ーー無料で見ることができるのはありがたい反面、この状況下で恐れ多い気持ちになるような上質なコンテンツもたくさんあるので、対価を支払いたいと感じる人たちの受け皿があるといいのかもしれません。
野村:そうですね。もしお金をいただくのであれば、その分責任ある作品を届けていかなければならないので、仕組みを見直していかなければならないと感じています。
ーーコロナ禍での音楽活動に関して、その他にも今後に活かせるような取り組みはありましたか?
野村:そうですね……一概に何が良いと決めることは難しいです。たとえば、自粛規制が緩やかになれば異なる手段で表現することができますし。日々状況が変わるなかで表現手段の価値は変わってくるんです。行政からの要請を受けてどれぐらいスピーディにその時々にあった手段を使って表現をするのかが重要なのではないでしょうか。当初盛んに行われていた無観客ライブも今となっては難しいものとなってしまっていますから。
ーー表現を行うための手段も世論に委ねられているのが現状ということですね。
野村:はい。

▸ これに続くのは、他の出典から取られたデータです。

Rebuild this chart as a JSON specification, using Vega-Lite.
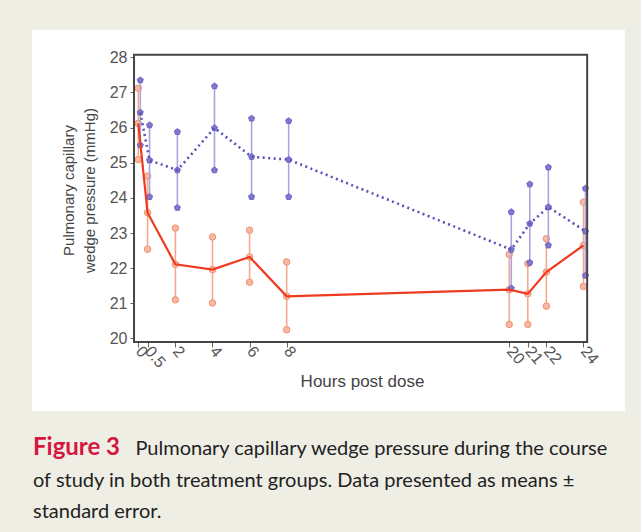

ただ、状況や環境の変化に合わせて臨機応変に対応するという意味では、プラットフォームの情報をどれだけたくさん持っているかが鍵を握るかもしれません。
ーーこれまでのようにライブを行うことは非常に難しい状態にあるかと思います。ライブを主軸に置いているヒップランドとして今考えていることはありますか?
野村:本当に答えがないですよね。ホールの換気基準は厳しくされているので、実際は密閉空間ではないと言い切れるんです。少し前まではライブを行うにあたって、観客は声を出さない、マスク着用、入場前に体温を測る、そのような管理体制をしっかり整えれば再開することができるのではと望みをつないでいたのですが、自粛解禁になった韓国のクラブで感染者が出てしまったニュースを見て、とてもショックを受けました。現時点でライブの再開に向けた対処法は暗礁に乗り上げていますが、また状況が変わったら別のアイデアでチャンスを見つけていきたいです。
ーー映画館では座席数を少なくして再開するアイデアも出ていますが、ライブ会場で考えるとやはり難しいのでしょうか。
野村:音楽の場合は1公演にかかるコストが高いので厳しいと思います。損失を広げていくことになりかねない。席を少なくするのであれば、その分チケット代を上げなければならないですよね。
ーーたとえば、ダイナミックプライシング(価格を需要と供給の状況に合わせて変動させる価格戦略)などを導入しても?
野村:これはコロナとは別の問題になってくるのですが、業界全体でチケットの転売問題に声をあげ続け「定価売買」という前提を設けることで、ようやく「チケット転売禁止法」ができたという経緯があります。なので、単価が一律でなくなることに対しては、現状ではやや懸念があるのが正直なところです。とはいえ、いずれは導入せざるをえない時期がくるとも感じているので、「チケットの定価売買」という前提の仕組みがしっかり根付いた上で取り入れるのであれば可能性はなくはないと思います。
ーー野村さんは音楽シーンがデジタル時代に突入する上でも、いち早く未来に向けた仕組みづくりに邁進されてきたお一人かと思います。新たな仕組みを考えている上で心がけていることはありますか?
野村:心がけているというよりは、何をすべきかに対していつでも敏感になっていたいですね。そのためには反射神経が必要だと思うので、会話やメディアを通じて入ってくるヒントを見逃さないようにするというか。そのトレンドをもとに仮説を立て、流行りそうなものを考え、実行に移していく。そういうことは常に行っています。
ーーコロナ禍を経て、表現者が生み出す創作物自体にも変化は起こると思いますか。
野村:先ほども少しお話したように、表現の手段は変わっていくでしょう。外出自粛によってオンラインで何ができるのかが追求され始めている。それによってプラットフォームがさらに進化していくと思うんです。エンターテインメント業界に携わる人間は、その進化に対してどの表現が適切なのか、手段に合った表現ができるのかが問われてくるのだと思います。今後は5Gの実力も発揮されていくだろうし、5Gで何ができるか全貌が見え始めてきたら、さらに表現が変わっていく可能性もあるかもしれませんね。
ーー今後も音楽文化を発展させていくために大切になるのは、どのようなことだとお考えでしょうか。
野村:「文化は大切なもの」だということを社会全体に向けてアピールしなければならないと感じています。人間が人間らしくあるのは、“喜怒哀楽”という感情があるから。生きていくためにそういうものが大事であるということを今後はもっと積極的に発信していきたいと思っています。